### Dataset extract
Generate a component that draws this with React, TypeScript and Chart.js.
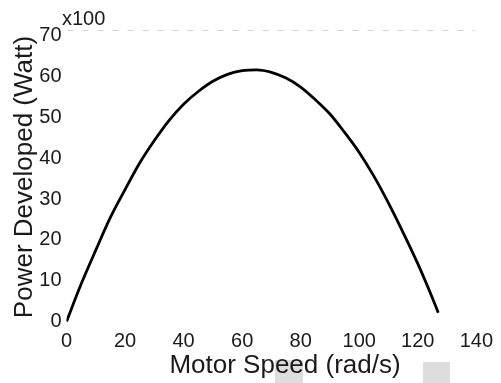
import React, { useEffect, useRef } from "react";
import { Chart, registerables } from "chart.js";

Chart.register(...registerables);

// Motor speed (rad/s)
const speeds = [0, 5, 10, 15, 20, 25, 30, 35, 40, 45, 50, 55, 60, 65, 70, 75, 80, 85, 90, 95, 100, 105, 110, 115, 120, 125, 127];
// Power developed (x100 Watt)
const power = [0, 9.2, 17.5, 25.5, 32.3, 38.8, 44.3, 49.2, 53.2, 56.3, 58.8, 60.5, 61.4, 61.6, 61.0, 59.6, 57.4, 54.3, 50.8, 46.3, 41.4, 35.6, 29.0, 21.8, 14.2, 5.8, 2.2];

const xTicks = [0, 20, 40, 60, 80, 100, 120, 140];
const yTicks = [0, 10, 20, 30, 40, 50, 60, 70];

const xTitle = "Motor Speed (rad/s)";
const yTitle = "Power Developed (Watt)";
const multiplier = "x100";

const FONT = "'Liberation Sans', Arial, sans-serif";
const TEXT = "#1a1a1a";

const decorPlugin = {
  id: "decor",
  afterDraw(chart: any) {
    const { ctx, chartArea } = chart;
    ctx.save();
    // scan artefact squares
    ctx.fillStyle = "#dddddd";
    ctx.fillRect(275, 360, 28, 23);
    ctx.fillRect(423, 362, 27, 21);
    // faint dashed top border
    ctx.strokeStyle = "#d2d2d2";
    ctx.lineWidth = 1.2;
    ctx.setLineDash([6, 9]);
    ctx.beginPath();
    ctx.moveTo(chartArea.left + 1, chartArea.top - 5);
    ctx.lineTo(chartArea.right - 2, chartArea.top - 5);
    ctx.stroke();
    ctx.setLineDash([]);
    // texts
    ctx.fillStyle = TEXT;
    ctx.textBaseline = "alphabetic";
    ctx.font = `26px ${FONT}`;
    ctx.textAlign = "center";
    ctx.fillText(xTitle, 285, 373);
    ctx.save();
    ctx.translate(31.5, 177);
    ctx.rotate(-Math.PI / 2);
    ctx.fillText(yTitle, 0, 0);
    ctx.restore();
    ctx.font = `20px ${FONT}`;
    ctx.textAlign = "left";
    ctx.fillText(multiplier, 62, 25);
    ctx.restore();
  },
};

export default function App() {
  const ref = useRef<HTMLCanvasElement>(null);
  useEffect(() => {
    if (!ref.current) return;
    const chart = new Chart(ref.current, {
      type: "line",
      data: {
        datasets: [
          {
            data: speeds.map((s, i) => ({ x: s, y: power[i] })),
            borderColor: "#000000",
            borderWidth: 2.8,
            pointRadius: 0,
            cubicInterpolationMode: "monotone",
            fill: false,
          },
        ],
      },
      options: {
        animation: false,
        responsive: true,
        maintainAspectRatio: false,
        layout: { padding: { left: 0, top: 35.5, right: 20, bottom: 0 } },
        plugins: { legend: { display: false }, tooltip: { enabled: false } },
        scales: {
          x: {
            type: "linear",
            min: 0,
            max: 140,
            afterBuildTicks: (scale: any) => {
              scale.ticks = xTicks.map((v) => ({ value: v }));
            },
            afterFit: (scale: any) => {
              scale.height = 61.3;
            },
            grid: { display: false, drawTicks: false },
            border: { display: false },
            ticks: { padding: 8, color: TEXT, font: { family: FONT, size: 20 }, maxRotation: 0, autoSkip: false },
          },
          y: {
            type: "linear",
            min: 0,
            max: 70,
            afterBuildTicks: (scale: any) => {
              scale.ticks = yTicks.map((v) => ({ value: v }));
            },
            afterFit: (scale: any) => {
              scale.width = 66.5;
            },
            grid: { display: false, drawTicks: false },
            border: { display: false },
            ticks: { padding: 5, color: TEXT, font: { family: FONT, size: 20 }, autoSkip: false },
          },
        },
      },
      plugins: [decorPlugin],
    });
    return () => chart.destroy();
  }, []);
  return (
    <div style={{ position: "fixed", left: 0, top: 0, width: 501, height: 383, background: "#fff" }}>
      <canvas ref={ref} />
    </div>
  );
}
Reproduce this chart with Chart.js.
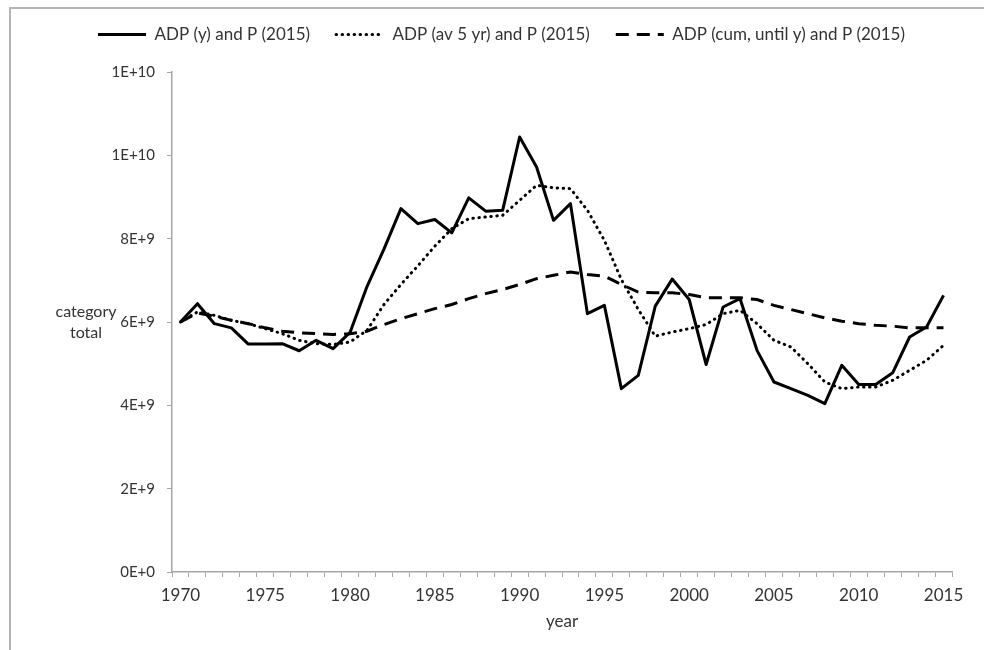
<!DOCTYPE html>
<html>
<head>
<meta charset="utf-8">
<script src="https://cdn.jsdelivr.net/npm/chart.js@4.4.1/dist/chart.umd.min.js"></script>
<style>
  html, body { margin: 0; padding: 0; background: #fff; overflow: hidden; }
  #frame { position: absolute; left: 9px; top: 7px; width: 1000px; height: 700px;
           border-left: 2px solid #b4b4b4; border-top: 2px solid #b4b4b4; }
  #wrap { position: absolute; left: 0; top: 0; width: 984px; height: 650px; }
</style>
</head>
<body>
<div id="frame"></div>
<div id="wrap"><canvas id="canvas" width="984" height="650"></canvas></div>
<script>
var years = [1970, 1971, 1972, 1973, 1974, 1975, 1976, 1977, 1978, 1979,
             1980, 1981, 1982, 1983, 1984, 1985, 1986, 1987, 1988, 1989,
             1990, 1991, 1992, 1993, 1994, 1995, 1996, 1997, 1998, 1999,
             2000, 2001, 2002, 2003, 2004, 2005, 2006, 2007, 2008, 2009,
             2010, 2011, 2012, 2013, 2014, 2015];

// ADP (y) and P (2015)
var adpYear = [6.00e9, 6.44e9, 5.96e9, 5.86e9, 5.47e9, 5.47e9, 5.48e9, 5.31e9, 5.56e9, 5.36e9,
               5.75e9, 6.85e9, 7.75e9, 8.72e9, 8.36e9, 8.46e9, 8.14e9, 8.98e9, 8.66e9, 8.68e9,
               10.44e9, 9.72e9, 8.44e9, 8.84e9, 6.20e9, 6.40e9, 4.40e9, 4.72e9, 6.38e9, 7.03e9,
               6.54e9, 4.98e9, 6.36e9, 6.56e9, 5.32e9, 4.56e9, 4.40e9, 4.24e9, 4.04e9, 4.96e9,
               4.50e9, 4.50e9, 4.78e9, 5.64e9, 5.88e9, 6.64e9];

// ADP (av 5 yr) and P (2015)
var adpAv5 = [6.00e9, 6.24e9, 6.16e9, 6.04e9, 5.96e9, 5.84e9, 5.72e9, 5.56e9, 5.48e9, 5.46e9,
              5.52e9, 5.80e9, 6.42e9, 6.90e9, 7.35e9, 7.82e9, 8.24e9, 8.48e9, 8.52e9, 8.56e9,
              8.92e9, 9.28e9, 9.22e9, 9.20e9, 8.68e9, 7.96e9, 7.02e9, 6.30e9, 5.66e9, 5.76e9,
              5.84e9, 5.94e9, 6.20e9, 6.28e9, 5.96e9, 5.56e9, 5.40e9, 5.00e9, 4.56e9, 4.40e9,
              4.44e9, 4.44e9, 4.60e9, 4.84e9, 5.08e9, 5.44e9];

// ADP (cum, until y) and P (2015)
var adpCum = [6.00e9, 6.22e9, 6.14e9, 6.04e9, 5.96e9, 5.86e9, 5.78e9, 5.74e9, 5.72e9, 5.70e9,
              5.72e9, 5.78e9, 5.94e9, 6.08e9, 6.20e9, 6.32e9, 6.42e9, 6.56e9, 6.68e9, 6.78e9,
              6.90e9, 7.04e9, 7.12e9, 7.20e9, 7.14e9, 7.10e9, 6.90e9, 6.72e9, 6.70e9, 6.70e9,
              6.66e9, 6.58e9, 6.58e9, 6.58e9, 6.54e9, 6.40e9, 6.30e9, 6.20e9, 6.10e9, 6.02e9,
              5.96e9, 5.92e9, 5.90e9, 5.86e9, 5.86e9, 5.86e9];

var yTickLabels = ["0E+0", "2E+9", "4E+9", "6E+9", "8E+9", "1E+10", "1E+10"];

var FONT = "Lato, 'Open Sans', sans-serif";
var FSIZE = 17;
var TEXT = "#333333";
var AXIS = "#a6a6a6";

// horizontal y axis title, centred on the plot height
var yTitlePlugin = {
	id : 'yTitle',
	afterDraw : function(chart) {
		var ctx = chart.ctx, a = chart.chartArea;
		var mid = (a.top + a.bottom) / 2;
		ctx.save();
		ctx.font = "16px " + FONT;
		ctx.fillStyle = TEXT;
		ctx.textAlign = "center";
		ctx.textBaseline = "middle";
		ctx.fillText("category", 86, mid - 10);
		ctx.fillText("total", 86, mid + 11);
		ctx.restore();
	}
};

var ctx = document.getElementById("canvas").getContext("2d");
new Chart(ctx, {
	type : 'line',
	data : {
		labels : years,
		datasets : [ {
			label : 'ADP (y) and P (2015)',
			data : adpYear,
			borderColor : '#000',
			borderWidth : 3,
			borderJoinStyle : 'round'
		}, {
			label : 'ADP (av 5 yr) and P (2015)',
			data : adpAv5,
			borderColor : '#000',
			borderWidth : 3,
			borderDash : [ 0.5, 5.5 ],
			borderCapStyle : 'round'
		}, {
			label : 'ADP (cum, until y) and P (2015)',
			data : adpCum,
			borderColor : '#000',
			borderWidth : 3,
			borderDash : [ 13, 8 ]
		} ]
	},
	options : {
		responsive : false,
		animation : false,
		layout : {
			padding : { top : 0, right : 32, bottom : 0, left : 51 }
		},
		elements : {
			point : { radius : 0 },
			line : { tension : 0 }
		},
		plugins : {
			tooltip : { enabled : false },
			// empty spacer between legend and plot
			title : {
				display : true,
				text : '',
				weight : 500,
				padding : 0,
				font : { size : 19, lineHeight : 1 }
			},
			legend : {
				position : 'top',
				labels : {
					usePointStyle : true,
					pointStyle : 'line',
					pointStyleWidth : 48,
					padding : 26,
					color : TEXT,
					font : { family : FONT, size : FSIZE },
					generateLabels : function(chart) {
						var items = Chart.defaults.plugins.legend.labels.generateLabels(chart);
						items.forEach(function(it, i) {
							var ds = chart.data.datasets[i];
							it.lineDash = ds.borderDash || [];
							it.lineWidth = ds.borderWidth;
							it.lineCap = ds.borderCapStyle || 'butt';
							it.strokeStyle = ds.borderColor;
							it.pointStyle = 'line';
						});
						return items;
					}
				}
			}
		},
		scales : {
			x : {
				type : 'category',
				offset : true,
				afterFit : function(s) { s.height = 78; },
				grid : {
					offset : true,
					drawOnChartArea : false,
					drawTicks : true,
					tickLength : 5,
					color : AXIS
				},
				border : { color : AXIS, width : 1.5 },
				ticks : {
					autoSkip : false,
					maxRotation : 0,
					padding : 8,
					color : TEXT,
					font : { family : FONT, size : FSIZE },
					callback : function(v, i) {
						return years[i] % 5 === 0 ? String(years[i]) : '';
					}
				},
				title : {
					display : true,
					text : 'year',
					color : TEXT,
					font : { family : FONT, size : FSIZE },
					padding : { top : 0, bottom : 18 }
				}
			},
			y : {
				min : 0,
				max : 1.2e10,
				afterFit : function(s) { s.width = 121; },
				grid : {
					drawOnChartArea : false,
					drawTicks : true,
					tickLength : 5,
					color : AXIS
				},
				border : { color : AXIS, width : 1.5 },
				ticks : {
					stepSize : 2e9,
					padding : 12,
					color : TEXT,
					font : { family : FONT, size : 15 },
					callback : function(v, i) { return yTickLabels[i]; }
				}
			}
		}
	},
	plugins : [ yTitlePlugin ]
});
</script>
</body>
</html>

### Your goal
Extract all lines of the records above that include "React".

### Exercise solution
Generate a component that draws this with React, TypeScript and Chart.js.
import React, { useEffect, useRef } from "react";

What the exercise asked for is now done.